→ **Work instructions**:
The records below hold a stretch from the line with "Generate a Python" through the line with "ax.set_facecolor('none')"; return exactly those lines, ends included, and nothing more.

→ **Exercise inputs**:
+ + + + + + +

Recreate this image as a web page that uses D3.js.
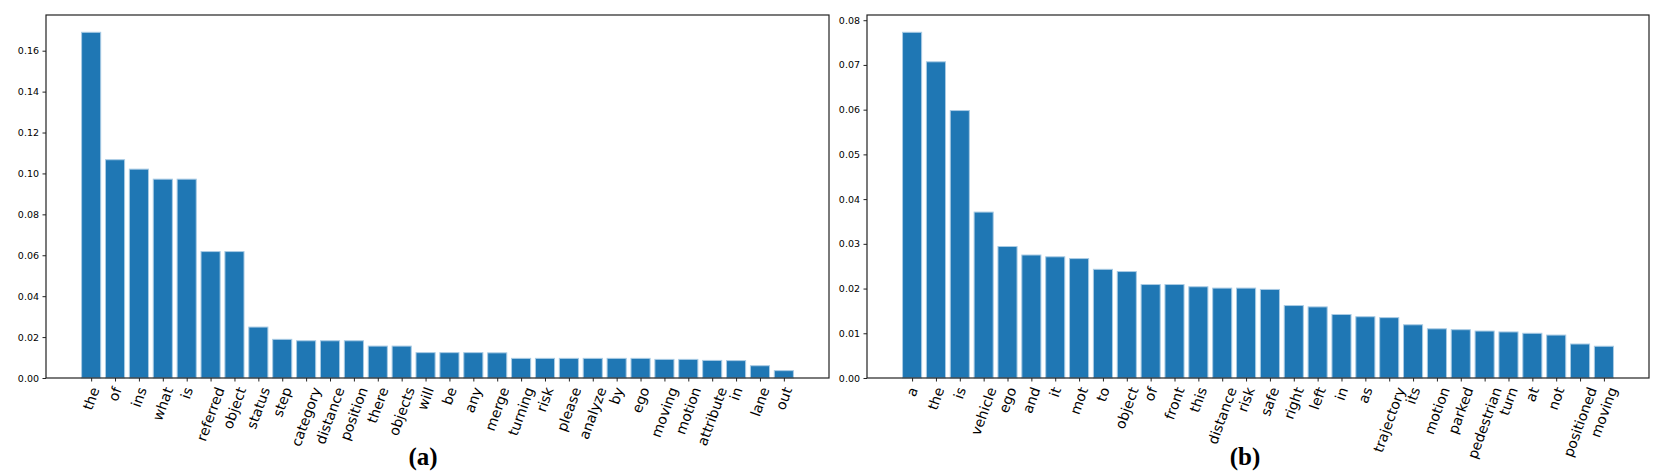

+ + + + + + +

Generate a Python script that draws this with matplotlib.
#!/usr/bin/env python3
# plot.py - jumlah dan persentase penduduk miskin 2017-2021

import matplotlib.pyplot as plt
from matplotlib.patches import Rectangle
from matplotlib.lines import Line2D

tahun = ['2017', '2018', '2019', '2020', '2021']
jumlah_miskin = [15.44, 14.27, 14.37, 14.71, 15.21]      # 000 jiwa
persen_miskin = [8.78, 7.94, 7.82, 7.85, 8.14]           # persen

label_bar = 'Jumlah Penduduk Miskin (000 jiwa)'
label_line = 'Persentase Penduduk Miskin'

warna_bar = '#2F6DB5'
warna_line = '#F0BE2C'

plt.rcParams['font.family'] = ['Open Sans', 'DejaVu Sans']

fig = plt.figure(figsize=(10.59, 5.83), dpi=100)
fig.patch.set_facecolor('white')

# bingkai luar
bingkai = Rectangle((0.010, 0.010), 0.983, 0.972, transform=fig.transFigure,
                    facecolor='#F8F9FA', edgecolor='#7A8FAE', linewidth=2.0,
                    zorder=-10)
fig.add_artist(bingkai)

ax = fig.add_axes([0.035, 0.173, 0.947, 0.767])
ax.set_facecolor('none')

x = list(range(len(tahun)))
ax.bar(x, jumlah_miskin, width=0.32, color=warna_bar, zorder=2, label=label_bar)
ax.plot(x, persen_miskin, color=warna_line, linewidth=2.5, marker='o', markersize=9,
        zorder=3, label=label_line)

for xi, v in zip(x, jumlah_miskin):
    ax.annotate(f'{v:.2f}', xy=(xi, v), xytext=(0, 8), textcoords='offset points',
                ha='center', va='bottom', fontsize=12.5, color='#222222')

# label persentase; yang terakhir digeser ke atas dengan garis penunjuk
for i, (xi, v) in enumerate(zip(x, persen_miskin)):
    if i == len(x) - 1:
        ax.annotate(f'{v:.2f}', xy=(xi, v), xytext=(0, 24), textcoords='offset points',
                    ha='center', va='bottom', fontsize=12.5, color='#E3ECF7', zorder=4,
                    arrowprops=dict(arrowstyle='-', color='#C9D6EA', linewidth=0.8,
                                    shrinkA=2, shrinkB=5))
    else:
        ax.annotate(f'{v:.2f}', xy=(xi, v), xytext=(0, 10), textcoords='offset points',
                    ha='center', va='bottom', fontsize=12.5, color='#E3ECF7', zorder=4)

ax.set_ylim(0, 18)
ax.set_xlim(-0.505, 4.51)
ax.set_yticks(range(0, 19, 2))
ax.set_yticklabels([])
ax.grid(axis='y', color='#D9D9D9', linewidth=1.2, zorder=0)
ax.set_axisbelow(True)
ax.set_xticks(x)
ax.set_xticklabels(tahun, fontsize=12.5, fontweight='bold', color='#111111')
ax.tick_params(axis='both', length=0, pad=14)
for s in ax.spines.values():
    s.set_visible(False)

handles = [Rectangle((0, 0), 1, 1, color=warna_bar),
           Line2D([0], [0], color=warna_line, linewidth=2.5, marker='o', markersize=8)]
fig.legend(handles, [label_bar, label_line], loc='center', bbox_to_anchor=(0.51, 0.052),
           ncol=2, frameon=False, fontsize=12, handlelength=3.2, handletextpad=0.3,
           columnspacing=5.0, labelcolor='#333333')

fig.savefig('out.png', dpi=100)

+ + + + + + +

→ **Correct output**:
Generate a Python script that draws this with matplotlib.
#!/usr/bin/env python3
# plot.py - jumlah dan persentase penduduk miskin 2017-2021

import matplotlib.pyplot as plt
from matplotlib.patches import Rectangle
from matplotlib.lines import Line2D

tahun = ['2017', '2018', '2019', '2020', '2021']
jumlah_miskin = [15.44, 14.27, 14.37, 14.71, 15.21]      # 000 jiwa
persen_miskin = [8.78, 7.94, 7.82, 7.85, 8.14]           # persen

label_bar = 'Jumlah Penduduk Miskin (000 jiwa)'
label_line = 'Persentase Penduduk Miskin'

warna_bar = '#2F6DB5'
warna_line = '#F0BE2C'

plt.rcParams['font.family'] = ['Open Sans', 'DejaVu Sans']

fig = plt.figure(figsize=(10.59, 5.83), dpi=100)
fig.patch.set_facecolor('white')

# bingkai luar
bingkai = Rectangle((0.010, 0.010), 0.983, 0.972, transform=fig.transFigure,
                    facecolor='#F8F9FA', edgecolor='#7A8FAE', linewidth=2.0,
                    zorder=-10)
fig.add_artist(bingkai)

ax = fig.add_axes([0.035, 0.173, 0.947, 0.767])
ax.set_facecolor('none')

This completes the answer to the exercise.